* **Your objective**
Write out the material exactly, without any of its pictures.

* **Working data**
================================

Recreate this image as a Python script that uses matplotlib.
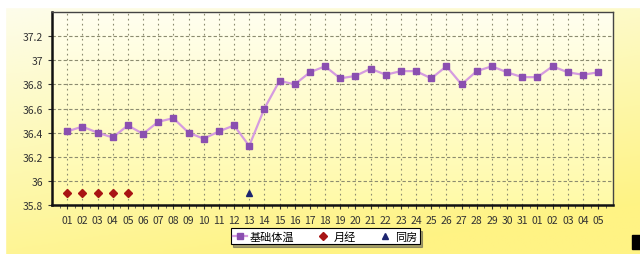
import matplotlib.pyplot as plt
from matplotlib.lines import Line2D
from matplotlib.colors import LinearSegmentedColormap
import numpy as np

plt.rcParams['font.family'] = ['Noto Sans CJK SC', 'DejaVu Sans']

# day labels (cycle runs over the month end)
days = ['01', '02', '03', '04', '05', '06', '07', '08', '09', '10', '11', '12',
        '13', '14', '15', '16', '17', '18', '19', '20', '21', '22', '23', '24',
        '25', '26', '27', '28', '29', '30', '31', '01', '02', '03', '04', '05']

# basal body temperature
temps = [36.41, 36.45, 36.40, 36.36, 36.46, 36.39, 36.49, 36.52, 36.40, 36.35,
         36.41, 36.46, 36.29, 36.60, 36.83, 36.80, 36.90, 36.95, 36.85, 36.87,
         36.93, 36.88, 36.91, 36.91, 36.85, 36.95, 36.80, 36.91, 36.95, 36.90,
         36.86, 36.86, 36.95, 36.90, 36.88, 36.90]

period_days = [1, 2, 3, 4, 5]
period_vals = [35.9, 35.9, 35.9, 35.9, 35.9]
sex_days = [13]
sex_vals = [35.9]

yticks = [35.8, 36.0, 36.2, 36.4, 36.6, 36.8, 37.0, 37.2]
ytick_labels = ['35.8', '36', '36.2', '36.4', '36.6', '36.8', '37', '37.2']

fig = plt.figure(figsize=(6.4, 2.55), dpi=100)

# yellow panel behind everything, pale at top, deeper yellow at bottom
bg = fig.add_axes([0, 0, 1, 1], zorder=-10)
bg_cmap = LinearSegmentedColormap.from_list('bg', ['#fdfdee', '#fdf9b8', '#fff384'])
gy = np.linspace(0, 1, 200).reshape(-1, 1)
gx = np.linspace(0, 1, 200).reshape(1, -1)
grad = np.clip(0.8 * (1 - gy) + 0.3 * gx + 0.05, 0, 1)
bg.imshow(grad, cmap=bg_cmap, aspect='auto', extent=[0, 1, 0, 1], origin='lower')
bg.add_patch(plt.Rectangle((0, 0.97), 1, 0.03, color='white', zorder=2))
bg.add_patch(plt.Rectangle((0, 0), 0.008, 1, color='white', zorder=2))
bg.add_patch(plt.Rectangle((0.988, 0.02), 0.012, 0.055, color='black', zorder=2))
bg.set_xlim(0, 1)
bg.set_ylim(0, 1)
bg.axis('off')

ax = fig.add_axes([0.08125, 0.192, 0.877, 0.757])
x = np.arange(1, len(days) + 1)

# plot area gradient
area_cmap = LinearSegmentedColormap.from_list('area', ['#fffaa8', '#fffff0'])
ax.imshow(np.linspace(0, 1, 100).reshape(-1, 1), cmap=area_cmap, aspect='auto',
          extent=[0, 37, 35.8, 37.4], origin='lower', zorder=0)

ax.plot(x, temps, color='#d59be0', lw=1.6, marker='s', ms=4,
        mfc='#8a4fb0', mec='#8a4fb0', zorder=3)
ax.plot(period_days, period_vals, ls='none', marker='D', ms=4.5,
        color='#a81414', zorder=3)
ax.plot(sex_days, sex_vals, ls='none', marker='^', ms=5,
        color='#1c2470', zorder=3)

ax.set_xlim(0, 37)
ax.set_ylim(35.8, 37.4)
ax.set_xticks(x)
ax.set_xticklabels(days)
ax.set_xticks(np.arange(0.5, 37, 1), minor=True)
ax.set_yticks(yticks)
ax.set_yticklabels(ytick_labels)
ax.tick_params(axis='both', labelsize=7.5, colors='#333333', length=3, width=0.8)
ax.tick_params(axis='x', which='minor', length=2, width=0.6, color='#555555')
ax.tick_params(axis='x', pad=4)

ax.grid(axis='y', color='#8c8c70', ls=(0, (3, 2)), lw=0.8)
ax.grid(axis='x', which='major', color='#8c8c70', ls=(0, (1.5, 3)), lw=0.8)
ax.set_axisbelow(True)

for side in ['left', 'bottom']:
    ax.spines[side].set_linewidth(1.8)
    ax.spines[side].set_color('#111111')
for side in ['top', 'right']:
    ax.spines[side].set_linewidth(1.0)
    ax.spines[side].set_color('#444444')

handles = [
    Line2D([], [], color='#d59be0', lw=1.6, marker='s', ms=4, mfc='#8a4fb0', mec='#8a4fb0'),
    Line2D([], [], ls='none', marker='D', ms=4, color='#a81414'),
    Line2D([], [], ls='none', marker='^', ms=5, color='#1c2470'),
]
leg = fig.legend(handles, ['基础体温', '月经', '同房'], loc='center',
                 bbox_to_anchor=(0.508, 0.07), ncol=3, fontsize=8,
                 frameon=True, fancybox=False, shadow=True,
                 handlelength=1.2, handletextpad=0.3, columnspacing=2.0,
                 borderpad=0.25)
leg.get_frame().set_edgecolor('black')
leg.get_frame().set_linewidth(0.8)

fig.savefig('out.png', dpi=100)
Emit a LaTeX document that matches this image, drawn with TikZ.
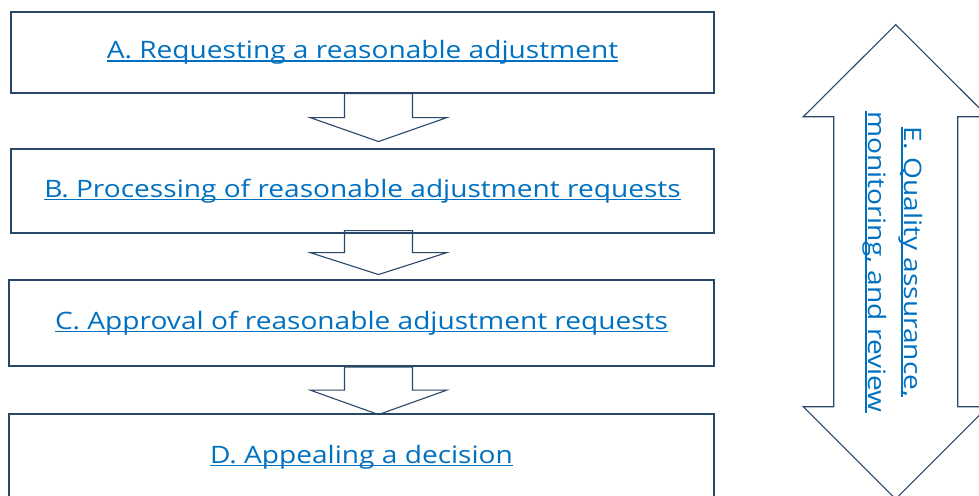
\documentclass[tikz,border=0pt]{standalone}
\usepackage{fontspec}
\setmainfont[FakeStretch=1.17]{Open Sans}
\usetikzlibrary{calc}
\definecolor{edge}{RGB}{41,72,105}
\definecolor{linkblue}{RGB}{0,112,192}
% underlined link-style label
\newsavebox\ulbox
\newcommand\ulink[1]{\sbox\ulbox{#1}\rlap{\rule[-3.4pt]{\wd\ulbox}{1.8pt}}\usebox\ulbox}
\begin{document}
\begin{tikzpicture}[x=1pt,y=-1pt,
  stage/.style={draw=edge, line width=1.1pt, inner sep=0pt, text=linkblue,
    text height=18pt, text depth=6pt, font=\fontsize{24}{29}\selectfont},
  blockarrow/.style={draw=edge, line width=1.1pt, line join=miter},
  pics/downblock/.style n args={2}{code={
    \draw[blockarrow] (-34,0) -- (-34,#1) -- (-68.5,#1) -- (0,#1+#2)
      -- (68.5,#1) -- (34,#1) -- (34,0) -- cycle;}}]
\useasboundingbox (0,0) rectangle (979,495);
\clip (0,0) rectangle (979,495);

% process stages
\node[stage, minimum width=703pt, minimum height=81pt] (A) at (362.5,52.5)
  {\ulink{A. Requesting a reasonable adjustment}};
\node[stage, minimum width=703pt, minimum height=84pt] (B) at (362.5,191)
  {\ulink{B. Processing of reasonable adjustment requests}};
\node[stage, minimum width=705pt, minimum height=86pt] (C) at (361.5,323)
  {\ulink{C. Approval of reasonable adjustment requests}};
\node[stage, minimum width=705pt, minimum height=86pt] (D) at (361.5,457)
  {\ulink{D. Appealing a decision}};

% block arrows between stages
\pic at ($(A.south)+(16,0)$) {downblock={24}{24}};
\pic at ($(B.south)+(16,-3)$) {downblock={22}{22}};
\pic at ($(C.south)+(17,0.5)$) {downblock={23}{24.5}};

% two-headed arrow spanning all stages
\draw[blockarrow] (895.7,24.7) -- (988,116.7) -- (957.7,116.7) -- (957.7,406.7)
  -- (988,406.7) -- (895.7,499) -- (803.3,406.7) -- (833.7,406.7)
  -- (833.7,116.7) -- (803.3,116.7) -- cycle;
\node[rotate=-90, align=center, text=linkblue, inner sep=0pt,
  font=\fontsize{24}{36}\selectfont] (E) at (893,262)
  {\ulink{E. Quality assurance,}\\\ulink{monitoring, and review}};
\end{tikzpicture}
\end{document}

================================

* **Correct output**
Recreate this image as a Python script that uses matplotlib.
import matplotlib.pyplot as plt
from matplotlib.lines import Line2D
from matplotlib.colors import LinearSegmentedColormap
import numpy as np

plt.rcParams['font.family'] = ['Noto Sans CJK SC', 'DejaVu Sans']

# day labels (cycle runs over the month end)
days = ['01', '02', '03', '04', '05', '06', '07', '08', '09', '10', '11', '12',
        '13', '14', '15', '16', '17', '18', '19', '20', '21', '22', '23', '24',
        '25', '26', '27', '28', '29', '30', '31', '01', '02', '03', '04', '05']

# basal body temperature
temps = [36.41, 36.45, 36.40, 36.36, 36.46, 36.39, 36.49, 36.52, 36.40, 36.35,
         36.41, 36.46, 36.29, 36.60, 36.83, 36.80, 36.90, 36.95, 36.85, 36.87,
         36.93, 36.88, 36.91, 36.91, 36.85, 36.95, 36.80, 36.91, 36.95, 36.90,
         36.86, 36.86, 36.95, 36.90, 36.88, 36.90]

period_days = [1, 2, 3, 4, 5]
period_vals = [35.9, 35.9, 35.9, 35.9, 35.9]
sex_days = [13]
sex_vals = [35.9]

yticks = [35.8, 36.0, 36.2, 36.4, 36.6, 36.8, 37.0, 37.2]
ytick_labels = ['35.8', '36', '36.2', '36.4', '36.6', '36.8', '37', '37.2']

fig = plt.figure(figsize=(6.4, 2.55), dpi=100)

# yellow panel behind everything, pale at top, deeper yellow at bottom
bg = fig.add_axes([0, 0, 1, 1], zorder=-10)
bg_cmap = LinearSegmentedColormap.from_list('bg', ['#fdfdee', '#fdf9b8', '#fff384'])
gy = np.linspace(0, 1, 200).reshape(-1, 1)
gx = np.linspace(0, 1, 200).reshape(1, -1)
grad = np.clip(0.8 * (1 - gy) + 0.3 * gx + 0.05, 0, 1)
bg.imshow(grad, cmap=bg_cmap, aspect='auto', extent=[0, 1, 0, 1], origin='lower')
bg.add_patch(plt.Rectangle((0, 0.97), 1, 0.03, color='white', zorder=2))
bg.add_patch(plt.Rectangle((0, 0), 0.008, 1, color='white', zorder=2))
bg.add_patch(plt.Rectangle((0.988, 0.02), 0.012, 0.055, color='black', zorder=2))
bg.set_xlim(0, 1)
bg.set_ylim(0, 1)
bg.axis('off')

ax = fig.add_axes([0.08125, 0.192, 0.877, 0.757])
x = np.arange(1, len(days) + 1)

# plot area gradient
area_cmap = LinearSegmentedColormap.from_list('area', ['#fffaa8', '#fffff0'])
ax.imshow(np.linspace(0, 1, 100).reshape(-1, 1), cmap=area_cmap, aspect='auto',
          extent=[0, 37, 35.8, 37.4], origin='lower', zorder=0)

ax.plot(x, temps, color='#d59be0', lw=1.6, marker='s', ms=4,
        mfc='#8a4fb0', mec='#8a4fb0', zorder=3)
ax.plot(period_days, period_vals, ls='none', marker='D', ms=4.5,
        color='#a81414', zorder=3)
ax.plot(sex_days, sex_vals, ls='none', marker='^', ms=5,
        color='#1c2470', zorder=3)

ax.set_xlim(0, 37)
ax.set_ylim(35.8, 37.4)
ax.set_xticks(x)
ax.set_xticklabels(days)
ax.set_xticks(np.arange(0.5, 37, 1), minor=True)
ax.set_yticks(yticks)
ax.set_yticklabels(ytick_labels)
ax.tick_params(axis='both', labelsize=7.5, colors='#333333', length=3, width=0.8)
ax.tick_params(axis='x', which='minor', length=2, width=0.6, color='#555555')
ax.tick_params(axis='x', pad=4)

ax.grid(axis='y', color='#8c8c70', ls=(0, (3, 2)), lw=0.8)
ax.grid(axis='x', which='major', color='#8c8c70', ls=(0, (1.5, 3)), lw=0.8)
ax.set_axisbelow(True)

for side in ['left', 'bottom']:
    ax.spines[side].set_linewidth(1.8)
    ax.spines[side].set_color('#111111')
for side in ['top', 'right']:
    ax.spines[side].set_linewidth(1.0)
    ax.spines[side].set_color('#444444')

handles = [
    Line2D([], [], color='#d59be0', lw=1.6, marker='s', ms=4, mfc='#8a4fb0', mec='#8a4fb0'),
    Line2D([], [], ls='none', marker='D', ms=4, color='#a81414'),
    Line2D([], [], ls='none', marker='^', ms=5, color='#1c2470'),
]
leg = fig.legend(handles, ['基础体温', '月经', '同房'], loc='center',
                 bbox_to_anchor=(0.508, 0.07), ncol=3, fontsize=8,
                 frameon=True, fancybox=False, shadow=True,
                 handlelength=1.2, handletextpad=0.3, columnspacing=2.0,
                 borderpad=0.25)
leg.get_frame().set_edgecolor('black')
leg.get_frame().set_linewidth(0.8)

fig.savefig('out.png', dpi=100)
Emit a LaTeX document that matches this image, drawn with TikZ.
\documentclass[tikz,border=0pt]{standalone}
\usepackage{fontspec}
\setmainfont[FakeStretch=1.17]{Open Sans}
\usetikzlibrary{calc}
\definecolor{edge}{RGB}{41,72,105}
\definecolor{linkblue}{RGB}{0,112,192}
% underlined link-style label
\newsavebox\ulbox
\newcommand\ulink[1]{\sbox\ulbox{#1}\rlap{\rule[-3.4pt]{\wd\ulbox}{1.8pt}}\usebox\ulbox}
\begin{document}
\begin{tikzpicture}[x=1pt,y=-1pt,
  stage/.style={draw=edge, line width=1.1pt, inner sep=0pt, text=linkblue,
    text height=18pt, text depth=6pt, font=\fontsize{24}{29}\selectfont},
  blockarrow/.style={draw=edge, line width=1.1pt, line join=miter},
  pics/downblock/.style n args={2}{code={
    \draw[blockarrow] (-34,0) -- (-34,#1) -- (-68.5,#1) -- (0,#1+#2)
      -- (68.5,#1) -- (34,#1) -- (34,0) -- cycle;}}]
\useasboundingbox (0,0) rectangle (979,495);
\clip (0,0) rectangle (979,495);

% process stages
\node[stage, minimum width=703pt, minimum height=81pt] (A) at (362.5,52.5)
  {\ulink{A. Requesting a reasonable adjustment}};
\node[stage, minimum width=703pt, minimum height=84pt] (B) at (362.5,191)
  {\ulink{B. Processing of reasonable adjustment requests}};
\node[stage, minimum width=705pt, minimum height=86pt] (C) at (361.5,323)
  {\ulink{C. Approval of reasonable adjustment requests}};
\node[stage, minimum width=705pt, minimum height=86pt] (D) at (361.5,457)
  {\ulink{D. Appealing a decision}};

% block arrows between stages
\pic at ($(A.south)+(16,0)$) {downblock={24}{24}};
\pic at ($(B.south)+(16,-3)$) {downblock={22}{22}};
\pic at ($(C.south)+(17,0.5)$) {downblock={23}{24.5}};

% two-headed arrow spanning all stages
\draw[blockarrow] (895.7,24.7) -- (988,116.7) -- (957.7,116.7) -- (957.7,406.7)
  -- (988,406.7) -- (895.7,499) -- (803.3,406.7) -- (833.7,406.7)
  -- (833.7,116.7) -- (803.3,116.7) -- cycle;
\node[rotate=-90, align=center, text=linkblue, inner sep=0pt,
  font=\fontsize{24}{36}\selectfont] (E) at (893,262)
  {\ulink{E. Quality assurance,}\\\ulink{monitoring, and review}};
\end{tikzpicture}
\end{document}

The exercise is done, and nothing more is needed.